The Englishman's Castle
The concept of home underwent a profound transformation during the Enlightenment of the 17th century, shifting from a public space to a private sanctuary. Before this era, one's home was more public than private, but traits such as privacy, intimacy, and familiarity began to achieve greater prominence, aligning the concept with the bourgeoisie. The connection between home and house was reinforced by a case law declaration from Edward Coke, which stated that the house of every man is to him as his castle and fortress, as well as his defense against injury and violence, as for his repose. Colloquially, this was adapted into the phrase The Englishman's home is his castle, which popularized the notion of home as house. A result of the longstanding association between home and women, 18th century English women of upper-class status were scorned for pursuing activities outside of the home, thus seen to be of undesirable character. The concept of home took on unprecedented prominence by the 18th century, reified by cultural practice. The distinction between home and work formulated in the 20th century, with home acting as sanctuary, further cemented the idea that the home is a place of supreme comfort and familial intimacy, operating as a buffer to the greater world. The concept of a smart home arose in the 19th century in turn with electricity having been introduced to homes in a limited capacity, signaling the beginning of a new era of domestic technology.
The Mobile Home
Home as constitutionally mobile and transient has been contended by anthropologists and sociologists, challenging the notion that a home must be a fixed structure.

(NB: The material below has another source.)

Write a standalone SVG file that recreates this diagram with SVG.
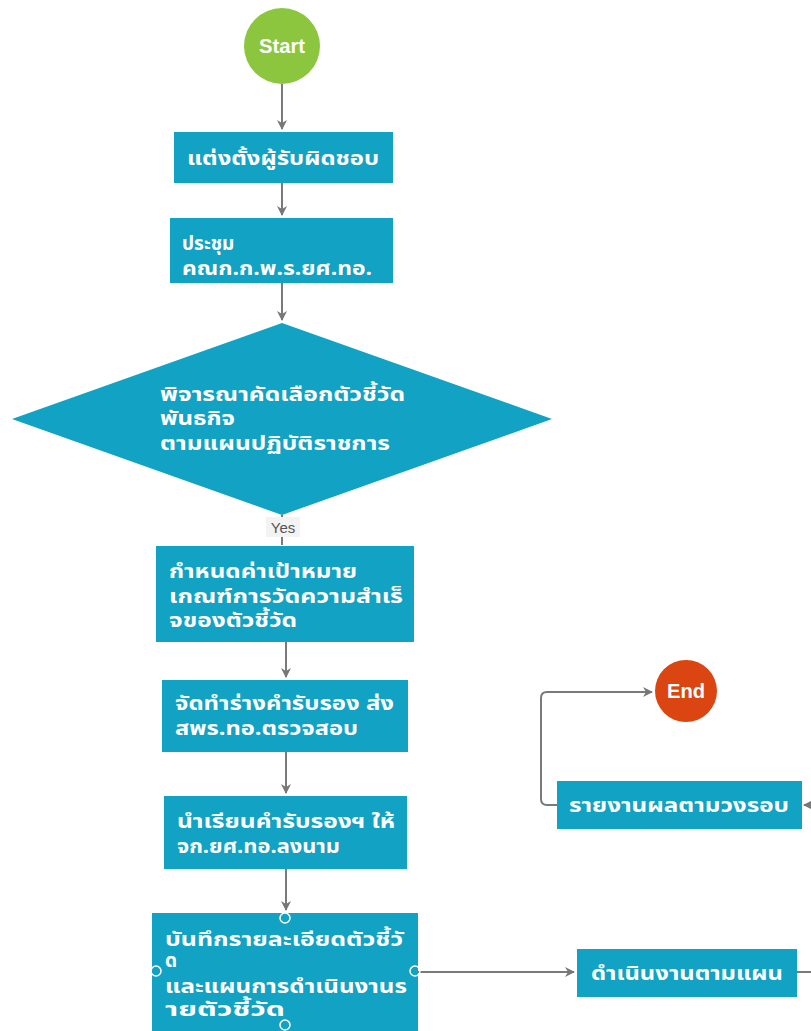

A mobile home, also known as a house trailer, park home, trailer, or trailer home, is a prefabricated structure built in a factory on a permanently attached chassis before being transported to site. Used as permanent homes, or for holiday or temporary accommodation, they are often left permanently or semi-permanently in one place, but can be moved, and may be required to move from time to time for legal reasons. A houseboat is a boat that has been designed or modified to be used primarily as a home, with some not motorized because they are usually moored, kept stationary at a fixed point and often tethered to land to provide utilities. However, many are capable of operation under their own power. In Western countries, houseboats tend to be either owned privately or rented out to holiday-goers, and on some canals in Europe, people dwell in houseboats all year round, with examples including Amsterdam, London, and Paris. A traditional yurt or ger is a portable round tent covered with skins or felt and used as a dwelling by several distinct nomadic groups in the steppes of Central Asia, consisting of an angled assembly or latticework of wood or bamboo for walls, a door frame, ribs, and a wheel, possibly steam-bent.
The Loss of Home
The state of being without a home can occur in many ways, ranging from the upheavals of natural disasters, fraud, theft, arson, or war-related destruction, to the more common voluntary sale, loss for one or more occupants on relationship breakdown, expropriation by government or legislated cause, repossession or foreclosure to pay secured debts, eviction by landlords, disposal by time-limited means, or absolute gift. Jurisdiction-dependent means of home loss include adverse possession, unpaid property taxation and corruption such as in circumstances of a failed state. Personal insolvency, development or sustaining of mental illness or severe physical incapacity without affordable domestic care commonly lead to a change of home. The underlying character of a home may be debased by structural defects, natural subsidence, neglect or soil contamination. Refugees are people who have fled their homes due to violence or persecution, and they may seek temporary housing in a shelter, or claim asylum in another country in an attempt to relocate permanently. A dysfunctional home life commonly precipitates one's homelessness. The dichotomy between home and homelessness is to the extent that the concept of home, scholars have said, is dependent on homelessness, suggesting that without homelessness, we would not be concerned with what home means.
The Psychology of Belonging
The connection between humans and dwelling is profound, such that the likes of Gaston Bachelard and Martin Heidegger consider it an essential characteristic of humanity. A home is generally a place that is close to the heart of the owner, and can become a prized possession. It has been argued that psychologically the strongest sense of home commonly coincides geographically with a dwelling, though it does not attenuate in a fixed or regular way as one moves away from that point. A person's conception of home can be dependent on congealing conditions, such as culture, geography or emotion, and the sense of being at home may be contingent upon the presence of multiple emotions, such as joy, sorrow, nostalgia and pride. Further psychological interpretation contends that homes serve the purpose of satisfying identity-based desires and expression and that it functions as a symbol of the self, bound to the events of one's life. Emmanuel Levinas wrote of home as where, upon seclusion from the greater world, a sense of self can be regained. There exist many connotations regarding the concept of a home, including of security, identity, ritual and socialisation, varied definitions and residents may associate their home with meanings, emotions, experiences and relationships.
The Social Home
Home has been described as an essentially contested concept, with common connotations espoused by both those with or without a home. It is the sociality and action of homes which some scholars have said conditions a house in to a home, which is, according to Gram-Hanssen, a phenomenon made by its residents. Dysfunctional sociality may negate the sense of a residence being a home whereas the physical contents may endow the sense; alienated from home one may feel metaphorically homeless. Romantic or nostalgic notions are typical in the conceptions of ideal homes, at once a cultural and individual concept. An ideal working-class home in Postwar Britain was one of comfort and cleanliness, plentiful with food and compassion. In modern America, an owned house has greater cachet as a home than other residences, and debate exists as to if a rooming house can provide a home. Some housing scholars have contended that a conflation of house and home is the result of popular media and capitalist interest. Differing cultures may perceive the concept of a home differently, ascribing less value to the privacy of a residence or the residence itself, although housing issues have been seen as of great concern to immigrants. The home can render to men and women in significant differences, with men conditioned to experience great control and little labour and vice versa for women, and homelessness too can be subject to differences per gender. Sociologist Shelley Mallett preposed the idea of home as abstractions: space, feeling, praxis or a way of being in the world.